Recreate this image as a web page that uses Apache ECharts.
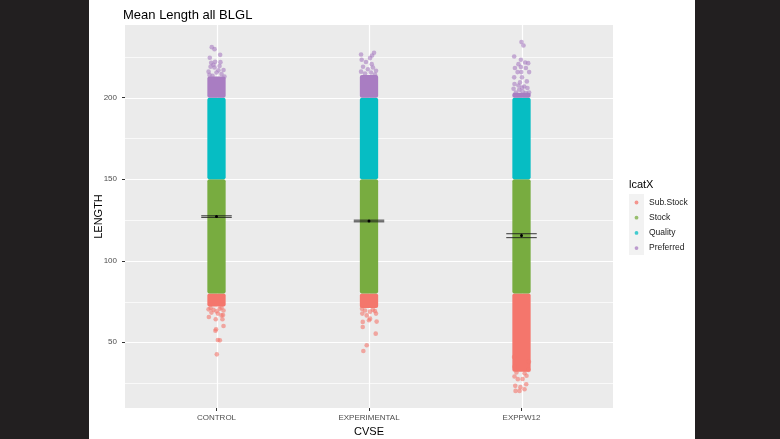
<!DOCTYPE html>
<html><head><meta charset="utf-8">
<script src="https://cdn.jsdelivr.net/npm/echarts@6/dist/echarts.min.js"></script>
<style>html,body{margin:0;padding:0;background:#fff}#c{width:780px;height:439px}</style>
</head><body><div id="c"></div>
<script>
const categories = ['CONTROL', 'EXPERIMENTAL', 'EXPPW12'];
const groups = ['Sub.Stock', 'Stock', 'Quality', 'Preferred'];
const groupColors = ['#F4766C', '#78AC40', '#06BDC3', '#A97DC2'];
const yTicks = [50, 100, 150, 200];
const yMinor = [25, 75, 125, 175, 225];

// dense (overplotted) ranges: [category position, low, high]
const subStockBands = [[1, 72, 80], [2, 71, 80], [3, 32, 80]];
const stockBands = [[1, 80, 150], [2, 80, 150], [3, 80, 150]];
const qualityBands = [[1, 150, 200], [2, 150, 200], [3, 150, 200]];
const preferredBands = [[1, 200, 213], [2, 200, 214], [3, 200, 203]];

// sparse jittered points: [x (category + jitter), LENGTH]
const subStockPoints = [
  [0.950, 65.5], [0.967, 68.2], [0.995, 64.1], [1.009, 67.6], [1.033, 66.5], [1.043, 66.7],
  [1.039, 64.1], [0.993, 57.1], [0.997, 58.0], [1.046, 60.0], [1.009, 51.4], [1.022, 51.2],
  [1.002, 42.6], [0.980, 70.0], [1.020, 70.5], [0.961, 71.0], [1.046, 69.5], [1.000, 69.0],
  [0.948, 70.2], [1.033, 71.2],
  [1.956, 67.6], [1.985, 66.5], [2.007, 64.5], [2.000, 63.5], [2.046, 67.6], [2.050, 62.7],
  [1.959, 62.5], [1.959, 59.4], [2.044, 55.3], [1.985, 48.2], [1.963, 44.7], [1.974, 69.5],
  [2.026, 70.0], [2.007, 68.8], [1.954, 70.5], [2.039, 69.2],
  [2.961, 20.2], [2.987, 20.2], [3.020, 21.2], [2.959, 23.3], [2.993, 22.5], [3.031, 24.3],
  [2.976, 27.4], [3.007, 27.5], [2.954, 29.0], [3.033, 29.5], [2.967, 31.5], [3.020, 31.0],
  [3.046, 33.0], [2.954, 35.0], [3.049, 38.0], [2.951, 41.0]
];
const preferredPoints = [
  [0.969, 231.0], [0.987, 229.8], [0.956, 224.5], [1.024, 226.3], [0.965, 221.4], [0.991, 222.0],
  [1.026, 221.8], [0.961, 219.0], [0.987, 218.5], [1.020, 219.5], [1.046, 217.0], [0.948, 216.0],
  [1.000, 215.5], [1.033, 214.5], [0.974, 213.5], [1.052, 213.0], [0.954, 214.0], [1.013, 216.8],
  [0.980, 220.2],
  [1.948, 226.5], [1.952, 223.3], [2.033, 227.6], [2.020, 225.9], [2.007, 224.3], [1.980, 221.9],
  [2.018, 220.6], [1.961, 219.0], [2.026, 218.5], [1.993, 217.5], [2.046, 216.5], [1.948, 216.0],
  [2.013, 215.5], [1.974, 214.8], [2.039, 214.2],
  [3.000, 234.1], [3.013, 232.0], [2.952, 225.3], [2.996, 223.3], [3.044, 221.2], [3.024, 221.6],
  [2.980, 220.6], [2.957, 218.2], [2.996, 218.8], [3.029, 218.2], [3.050, 215.7], [2.974, 215.7],
  [2.998, 215.7], [2.952, 212.5], [3.003, 212.5], [3.035, 210.0], [2.954, 208.4], [2.990, 209.4],
  [3.003, 206.3], [3.018, 206.9], [2.985, 204.9], [2.963, 203.2], [3.029, 202.9], [3.050, 203.2],
  [2.980, 207.5], [3.039, 206.0], [2.948, 205.5], [3.007, 204.0]
];

// group means with error bars
const meanValues = [127.1, 124.4, 115.5];
const meanLower = [126.6, 123.9, 114.2];
const meanUpper = [127.6, 124.9, 116.6];

const FONT = '"Liberation Sans", Arial, sans-serif';
const HALF = 0.06;
const X_MIN = 0.4, X_MAX = 3.6;
const Y_MIN = 9.7, Y_MAX = 244.6;

const chart = echarts.init(document.getElementById('c'), null, {renderer: 'canvas'});

function bandRender(color) {
  return function (params, api) {
    const x = api.value(0), lo = api.value(1), hi = api.value(2);
    const p1 = api.coord([x - HALF, hi]);
    const p2 = api.coord([x + HALF, lo]);
    return {type: 'rect', shape: {x: p1[0], y: p1[1], width: p2[0] - p1[0], height: p2[1] - p1[1], r: 2},
      style: {fill: color}};
  };
}

const gridData = yMinor.map(v => [1, v, 0]).concat(yTicks.map(v => [1, v, 1]));
const vGridData = categories.map((c, i) => [i + 1, 100]);

const bandSets = [subStockBands, stockBands, qualityBands, preferredBands];
const series = [];
series.push({
  type: 'custom', silent: true, z: 1, data: gridData, encode: {x: 0, y: 1},
  renderItem: function (params, api) {
    const v = api.value(1), major = api.value(2);
    const a = api.coord([X_MIN, v]), b = api.coord([X_MAX, v]);
    return {type: 'line', shape: {x1: a[0], y1: Math.round(a[1]) + 0.5, x2: b[0], y2: Math.round(b[1]) + 0.5},
      style: {stroke: '#FFFFFF', lineWidth: major ? 1.2 : 0.7}};
  }
});
series.push({
  type: 'custom', silent: true, z: 1, data: vGridData, encode: {x: 0, y: 1},
  renderItem: function (params, api) {
    const x = api.value(0);
    const a = api.coord([x, Y_MAX]), b = api.coord([x, Y_MIN]);
    return {type: 'line', shape: {x1: Math.round(a[0]) + 0.5, y1: a[1], x2: Math.round(b[0]) + 0.5, y2: b[1]},
      style: {stroke: '#FFFFFF', lineWidth: 1.2}};
  }
});
groups.forEach((g, i) => {
  series.push({
    name: g, type: 'custom', z: 2, data: bandSets[i], encode: {x: 0, y: [1, 2]},
    renderItem: bandRender(groupColors[i])
  });
});
series.push({name: 'Sub.Stock', type: 'scatter', z: 3, data: subStockPoints, symbolSize: 4.6,
  itemStyle: {color: groupColors[0], opacity: 0.6}});
series.push({name: 'Preferred', type: 'scatter', z: 3, data: preferredPoints, symbolSize: 4.6,
  itemStyle: {color: groupColors[3], opacity: 0.6}});
series.push({
  name: 'mean', type: 'custom', z: 5,
  data: meanValues.map((m, i) => [i + 1, m, meanLower[i], meanUpper[i]]),
  encode: {x: 0, y: [1, 2, 3]},
  renderItem: function (params, api) {
    const x = api.value(0);
    const m = api.coord([x, api.value(1)]);
    const lo1 = api.coord([x - 0.1, api.value(2)]), lo2 = api.coord([x + 0.1, api.value(2)]);
    const up1 = api.coord([x - 0.1, api.value(3)]), up2 = api.coord([x + 0.1, api.value(3)]);
    const st = {stroke: '#1a1a1a', lineWidth: 1.1, opacity: 0.8};
    return {type: 'group', children: [
      {type: 'line', shape: {x1: lo1[0], y1: lo1[1], x2: lo2[0], y2: lo2[1]}, style: st},
      {type: 'line', shape: {x1: up1[0], y1: up1[1], x2: up2[0], y2: up2[1]}, style: st},
      {type: 'line', shape: {x1: m[0], y1: up1[1], x2: m[0], y2: lo1[1]}, style: st},
      {type: 'circle', shape: {cx: m[0], cy: m[1], r: 1.5}, style: {fill: '#000'}}
    ]};
  }
});

// legend built from the groups list
const legendEls = [{type: 'text', left: 629, top: 179, style: {text: 'lcatX', font: '11px ' + FONT, fill: '#000'}},
  {type: 'rect', shape: {x: 629, y: 194, width: 15, height: 61}, style: {fill: '#F2F2F2'}}];
groups.forEach((g, i) => {
  legendEls.push({type: 'circle', shape: {cx: 636.5, cy: 202.5 + i * 15.2, r: 1.9}, style: {fill: groupColors[i], opacity: 0.75}});
  legendEls.push({type: 'text', x: 649, y: 202.5 + i * 15.2,
    style: {text: g, font: '8.5px ' + FONT, fill: '#1a1a1a', verticalAlign: 'middle'}});
});

chart.setOption({
  backgroundColor: '#FFFFFF',
  animation: false,
  title: {text: 'Mean Length all BLGL', left: 123, top: 9, padding: 0,
    textStyle: {fontFamily: FONT, fontSize: 13, fontWeight: 'normal', color: '#000'}},
  grid: {left: 125, top: 25, width: 488, height: 383, show: true, backgroundColor: '#EBEBEB', borderWidth: 0,
    containLabel: false, outerBoundsMode: 'none'},
  xAxis: {
    type: 'value', min: X_MIN, max: X_MAX,
    name: 'CVSE', nameLocation: 'middle', nameGap: 18, nameMoveOverlap: false,
    nameTextStyle: {fontFamily: FONT, fontSize: 11, color: '#000'},
    axisLine: {show: false},
    axisTick: {show: true, length: 3, customValues: [1, 2, 3], lineStyle: {color: '#333'}},
    axisLabel: {customValues: [1, 2, 3], margin: 6, fontFamily: FONT, fontSize: 8, color: '#4D4D4D',
      formatter: v => categories[Math.round(v) - 1]},
    splitLine: {show: false}
  },
  yAxis: {
    type: 'value', min: Y_MIN, max: Y_MAX,
    name: 'LENGTH', nameLocation: 'middle', nameGap: 21, nameRotate: 90, nameMoveOverlap: false,
    nameTextStyle: {fontFamily: FONT, fontSize: 11, color: '#000'},
    axisLine: {show: false},
    axisTick: {show: true, length: 3, customValues: yTicks, lineStyle: {color: '#333'}},
    axisLabel: {customValues: yTicks, margin: 8, fontFamily: FONT, fontSize: 8, color: '#4D4D4D'},
    splitLine: {show: false}
  },
  graphic: [
    {type: 'rect', shape: {x: 0, y: 0, width: 89, height: 439}, style: {fill: '#221F20'}},
    {type: 'rect', shape: {x: 695, y: 0, width: 85, height: 439}, style: {fill: '#221F20'}}
  ].concat(legendEls),
  series: series
});
</script></body></html>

________________________________________

What you should do:
From the first line above through the line containing "const yMinor = [25, 75, 125, 175, 225];", copy everything exactly, without the pictures.

Solution for this problem:
Recreate this image as a web page that uses Apache ECharts.
<!DOCTYPE html>
<html><head><meta charset="utf-8">
<script src="https://cdn.jsdelivr.net/npm/echarts@6/dist/echarts.min.js"></script>
<style>html,body{margin:0;padding:0;background:#fff}#c{width:780px;height:439px}</style>
</head><body><div id="c"></div>
<script>
const categories = ['CONTROL', 'EXPERIMENTAL', 'EXPPW12'];
const groups = ['Sub.Stock', 'Stock', 'Quality', 'Preferred'];
const groupColors = ['#F4766C', '#78AC40', '#06BDC3', '#A97DC2'];
const yTicks = [50, 100, 150, 200];
const yMinor = [25, 75, 125, 175, 225];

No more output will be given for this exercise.